### EXERCISE REQUIREMENTS
Retype exactly what runs from the first line of the data to the line with "0.005, 0, 0];", keeping both of those lines and skipping pictures.

### SOURCE MATERIAL

╔══

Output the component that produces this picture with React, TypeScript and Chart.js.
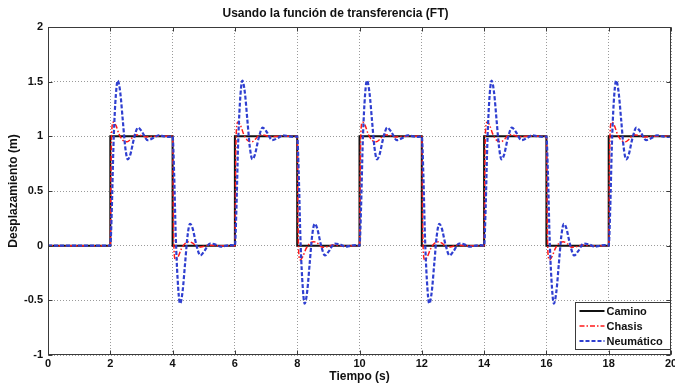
import React, { useEffect, useRef } from "react";
import { Chart, registerables } from "chart.js";

Chart.register(...registerables);

// ---- data ----
const chartTitle = "Usando la función de transferencia (FT)";
const xTitle = "Tiempo (s)";
const yTitle = "Desplazamiento (m)";
const seriesNames = ["Camino", "Chasis", "Neumático"];

// road (Camino) square wave: switching instants and level after each switch
const stepTimes = [2, 4, 6, 8, 10, 12, 14, 16, 18, 20];
const stepLevels = [1, 0, 1, 0, 1, 0, 1, 0, 1, 0];

// tyre (Neumático) response after a switch: time offsets and values
const blueOffsets = [0, 0.05, 0.1, 0.16, 0.24, 0.32, 0.4, 0.48, 0.56, 0.64, 0.76, 0.89, 1.02, 1.2, 1.38, 1.55, 1.72, 1.88];
const blueUp = [0, 0.35, 0.9, 1.3, 1.51, 1.4, 1.15, 0.9, 0.79, 0.83, 0.98, 1.08, 1.04, 0.965, 0.985, 1.01, 1.0, 0.995];
const blueDown = [1, 0.65, 0.1, -0.3, -0.53, -0.42, -0.165, 0.09, 0.2, 0.16, 0.01, -0.09, -0.05, 0.02, 0.01, -0.01, 0.0, 0.005];

// chassis (Chasis) response after a switch
const redOffsets = [0, 0.03, 0.06, 0.1, 0.18, 0.28, 0.4, 0.54, 0.66, 0.8, 0.95, 1.15, 1.4, 1.7];
const redUp = [0, 0.85, 1.1, 1.13, 1.1, 1.02, 0.965, 0.95, 0.975, 1.015, 1.01, 0.995, 1.0, 1.0];
const redDown = [1, 0.15, -0.1, -0.13, -0.1, -0.03, 0.02, 0.035, 0.02, -0.015, -0.01, 0.005, 0, 0];

// axis tick labels
const xTickLabels = ["0", "2", "4", "6", "8", "10", "12", "14", "16", "18", "20"];
const yTickLabels = ["-1", "-0.5", "0", "0.5", "1", "1.5", "2"];

const X_MIN = 0;
const X_MAX = 20;
const Y_MIN = -1;
const Y_MAX = 2;

type Pt = { x: number; y: number };

function buildStep(): Pt[] {
  const pts: Pt[] = [{ x: X_MIN, y: 0 }];
  let level = 0;
  stepTimes.forEach((t, i) => {
    pts.push({ x: t, y: level });
    level = stepLevels[i];
    pts.push({ x: t, y: level });
  });
  return pts;
}

function buildResponse(offsets: number[], up: number[], down: number[]): Pt[] {
  const pts: Pt[] = [{ x: X_MIN, y: 0 }];
  let last = 0;
  stepTimes.forEach((t, i) => {
    if (t >= X_MAX) return;
    const vals = stepLevels[i] === 1 ? up : down;
    offsets.forEach((o, j) => pts.push({ x: t + o, y: vals[j] }));
    last = stepLevels[i];
  });
  pts.push({ x: X_MAX, y: last });
  return pts;
}

const FONT = "'Liberation Sans', Arial, Helvetica, sans-serif";
const FRAME = "#3a3a3a";

const styles = [
  { color: "#111111", width: 2, dash: [] as number[] },
  { color: "#ff1a1a", width: 1.5, dash: [5, 2, 1.5, 2] },
  { color: "#2f3fd0", width: 2.2, dash: [4, 2] },
];

const framePlugin = {
  id: "matlabFrame",
  afterDatasetsDraw(chart: any) {
    const { ctx, chartArea: a, scales } = chart;
    const l = Math.round(a.left) + 0.5;
    const r = Math.round(a.right) - 0.5;
    const t = Math.round(a.top) + 0.5;
    const b = Math.round(a.bottom) - 0.5;
    ctx.save();
    ctx.strokeStyle = FRAME;
    ctx.lineWidth = 1;
    ctx.setLineDash([]);
    ctx.strokeRect(l, t, r - l, b - t);
    // inner tick marks on all four sides
    const tl = 4;
    ctx.beginPath();
    scales.x.ticks.forEach((tk: any) => {
      const px = Math.round(scales.x.getPixelForValue(tk.value)) + 0.5;
      ctx.moveTo(px, b);
      ctx.lineTo(px, b - tl);
      ctx.moveTo(px, t);
      ctx.lineTo(px, t + tl);
    });
    scales.y.ticks.forEach((tk: any) => {
      const py = Math.round(scales.y.getPixelForValue(tk.value)) + 0.5;
      ctx.moveTo(l, py);
      ctx.lineTo(l + tl, py);
      ctx.moveTo(r, py);
      ctx.lineTo(r - tl, py);
    });
    ctx.stroke();

    // legend box in the lower right corner
    const bw = 95;
    const bh = 47;
    const bx = Math.round(a.right) - 1 - bw + 0.5;
    const by = Math.round(a.bottom) - 6 - bh + 0.5;
    ctx.fillStyle = "#ffffff";
    ctx.fillRect(bx, by, bw, bh);
    ctx.strokeStyle = FRAME;
    ctx.strokeRect(bx, by, bw, bh);
    ctx.font = `bold 11px ${FONT}`;
    ctx.textBaseline = "middle";
    ctx.textAlign = "left";
    chart.data.datasets.forEach((ds: any, i: number) => {
      const st = styles[i];
      const yy = by + 8.5 + i * 15;
      ctx.beginPath();
      ctx.strokeStyle = st.color;
      ctx.lineWidth = st.width;
      ctx.setLineDash(st.dash);
      ctx.moveTo(bx + 4, yy);
      ctx.lineTo(bx + 29, yy);
      ctx.stroke();
      ctx.setLineDash([]);
      ctx.fillStyle = "#111111";
      ctx.fillText(ds.label, bx + 31, yy + 0.5);
    });
    ctx.restore();
  },
};

export default function App() {
  const canvasRef = useRef<HTMLCanvasElement | null>(null);

  useEffect(() => {
    document.body.style.margin = "0";
    const canvas = canvasRef.current;
    if (!canvas) return;

    const dataSeries = [
      buildStep(),
      buildResponse(redOffsets, redUp, redDown),
      buildResponse(blueOffsets, blueUp, blueDown),
    ];

    const chart = new Chart(canvas, {
      type: "line",
      data: {
        datasets: dataSeries.map((d, i) => ({
          label: seriesNames[i],
          data: d,
          borderColor: styles[i].color,
          backgroundColor: styles[i].color,
          borderWidth: styles[i].width,
          borderDash: styles[i].dash,
          pointRadius: 0,
          fill: false,
          tension: 0,
          cubicInterpolationMode: i === 0 ? "default" : "monotone",
          order: 2 - i,
        })),
      },
      options: {
        animation: false,
        responsive: false,
        maintainAspectRatio: false,
        layout: { padding: { left: 0, right: 4, top: 0, bottom: 0 } },
        plugins: {
          legend: { display: false },
          tooltip: { enabled: false },
          title: {
            display: true,
            text: chartTitle,
            color: "#111111",
            font: { family: FONT, size: 12, weight: "bold" },
            padding: { top: 6, bottom: 6.6 },
          },
        },
        scales: {
          x: {
            type: "linear",
            min: X_MIN,
            max: X_MAX,
            ticks: {
              stepSize: 2,
              padding: 2,
              color: "#111111",
              font: { family: FONT, size: 11, weight: "bold" },
              maxRotation: 0,
              callback: (_v: any, i: number) => xTickLabels[i],
            },
            grid: { color: "#9a9a9a", lineWidth: 1, drawTicks: false },
            border: { display: false, dash: [1, 2] },
            title: {
              display: true,
              text: xTitle,
              color: "#111111",
              font: { family: FONT, size: 12, weight: "bold" },
              padding: { top: 0, bottom: 3 },
            },
            afterFit: (s: any) => {
              s.height = 32;
              s.paddingLeft = 0;
              s.paddingRight = 0;
            },
          },
          y: {
            type: "linear",
            min: Y_MIN,
            max: Y_MAX,
            ticks: {
              stepSize: 0.5,
              padding: 5,
              color: "#111111",
              font: { family: FONT, size: 11, weight: "bold" },
              callback: (_v: any, i: number) => yTickLabels[i],
            },
            grid: { color: "#9a9a9a", lineWidth: 1, drawTicks: false },
            border: { display: false, dash: [1, 2] },
            title: {
              display: true,
              text: yTitle,
              color: "#111111",
              font: { family: FONT, size: 12, weight: "bold" },
              padding: { top: 6, bottom: 0 },
            },
            afterFit: (s: any) => {
              s.width = 48;
              s.paddingTop = 0;
              s.paddingBottom = 0;
            },
          },
        },
      },
      plugins: [framePlugin],
    } as any);

    return () => chart.destroy();
  }, []);

  return (
    <div style={{ position: "absolute", left: 0, top: 0, width: 675, height: 387, background: "#ffffff" }}>
      <canvas ref={canvasRef} width={675} height={387} />
    </div>
  );
}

╚══

### RESPONSE FOR THIS EXERCISE
Output the component that produces this picture with React, TypeScript and Chart.js.
import React, { useEffect, useRef } from "react";
import { Chart, registerables } from "chart.js";

Chart.register(...registerables);

// ---- data ----
const chartTitle = "Usando la función de transferencia (FT)";
const xTitle = "Tiempo (s)";
const yTitle = "Desplazamiento (m)";
const seriesNames = ["Camino", "Chasis", "Neumático"];

// road (Camino) square wave: switching instants and level after each switch
const stepTimes = [2, 4, 6, 8, 10, 12, 14, 16, 18, 20];
const stepLevels = [1, 0, 1, 0, 1, 0, 1, 0, 1, 0];

// tyre (Neumático) response after a switch: time offsets and values
const blueOffsets = [0, 0.05, 0.1, 0.16, 0.24, 0.32, 0.4, 0.48, 0.56, 0.64, 0.76, 0.89, 1.02, 1.2, 1.38, 1.55, 1.72, 1.88];
const blueUp = [0, 0.35, 0.9, 1.3, 1.51, 1.4, 1.15, 0.9, 0.79, 0.83, 0.98, 1.08, 1.04, 0.965, 0.985, 1.01, 1.0, 0.995];
const blueDown = [1, 0.65, 0.1, -0.3, -0.53, -0.42, -0.165, 0.09, 0.2, 0.16, 0.01, -0.09, -0.05, 0.02, 0.01, -0.01, 0.0, 0.005];

// chassis (Chasis) response after a switch
const redOffsets = [0, 0.03, 0.06, 0.1, 0.18, 0.28, 0.4, 0.54, 0.66, 0.8, 0.95, 1.15, 1.4, 1.7];
const redUp = [0, 0.85, 1.1, 1.13, 1.1, 1.02, 0.965, 0.95, 0.975, 1.015, 1.01, 0.995, 1.0, 1.0];
const redDown = [1, 0.15, -0.1, -0.13, -0.1, -0.03, 0.02, 0.035, 0.02, -0.015, -0.01, 0.005, 0, 0];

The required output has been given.